Bin picking - Using a 3D camera to locate randomly oriented parts in a bin and calculate grasp coordinates for a robot arm. Requires a 3D depth camera and vision software capable of point cloud processing.
Label and barcode verification - Confirming that labels are present, correctly positioned, and readable. A 2D area scan camera with appropriate resolution and a vision system running OCR or barcode decoding handles this reliably.
Robot guidance - Positioning a camera above a work area or mounting it to a robot arm to locate parts, verify assembly steps, or guide the arm to precise pick locations.
Dimensional measurement - Using a calibrated camera to measure part dimensions against tolerance specifications as an alternative to manual gauging. Sub-millimeter accuracy is achievable with properly calibrated systems.
Getting Started
If you are evaluating a vision-guided robot system rather than a standalone inspection camera, the starting point is matching the right robot arm to your application and then selecting the camera configuration that supports it.
The Cobot Selector matches robot arms to payload and use case requirements. The Automation Analysis Tool helps you model the ROI before committing. Browse the full UFactory and Fairino lineups with live pricing, or book a live demo to see a vision-guided system running in real time. To learn more about machine vision and computer vision for industrial automation, visit Blue Argus.
FAQ
What is the difference between a machine vision camera and a regular camera?
Industrial machine vision cameras are built for repeatability, speed, and integration with automation software. They use standardized interfaces like GigE Vision or USB3 Vision, are rated for industrial environments, deliver consistent image quality under controlled lighting, and are designed to run continuously in production without drift or failure. Consumer cameras are optimized for appealing images under variable conditions, not for consistent machine-readable output at production speeds.
Do I need a 2D or 3D camera for robot guidance?
It depends on the application. If parts always arrive in a known, flat orientation, a 2D camera is sufficient and simpler to integrate.
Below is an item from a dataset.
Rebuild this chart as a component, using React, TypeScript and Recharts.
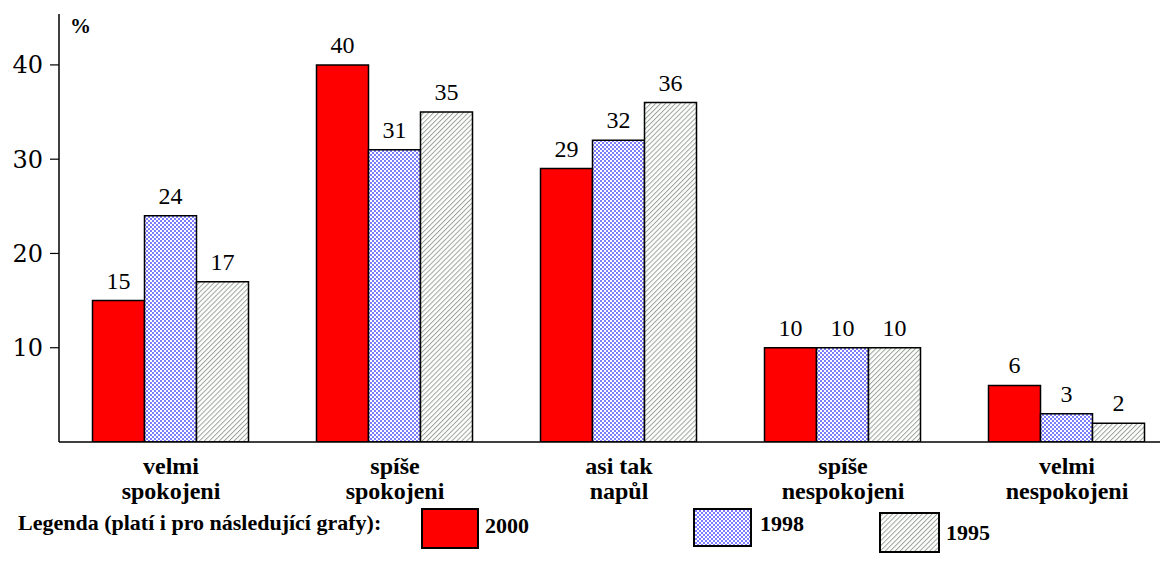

If parts are randomly oriented, stacked, or presented in three-dimensional variation (bin picking, depalletizing, variable assembly), a 3D camera is necessary to give the robot accurate depth information for grasping.
What software processes machine vision camera images in a robot system? The vision software handles image capture, feature detection, object location, and coordinate output to the robot controller. Blue Sky Robotics' automation software includes computer vision capabilities built for pick and place, bin picking, and inspection applications across the full robot lineup.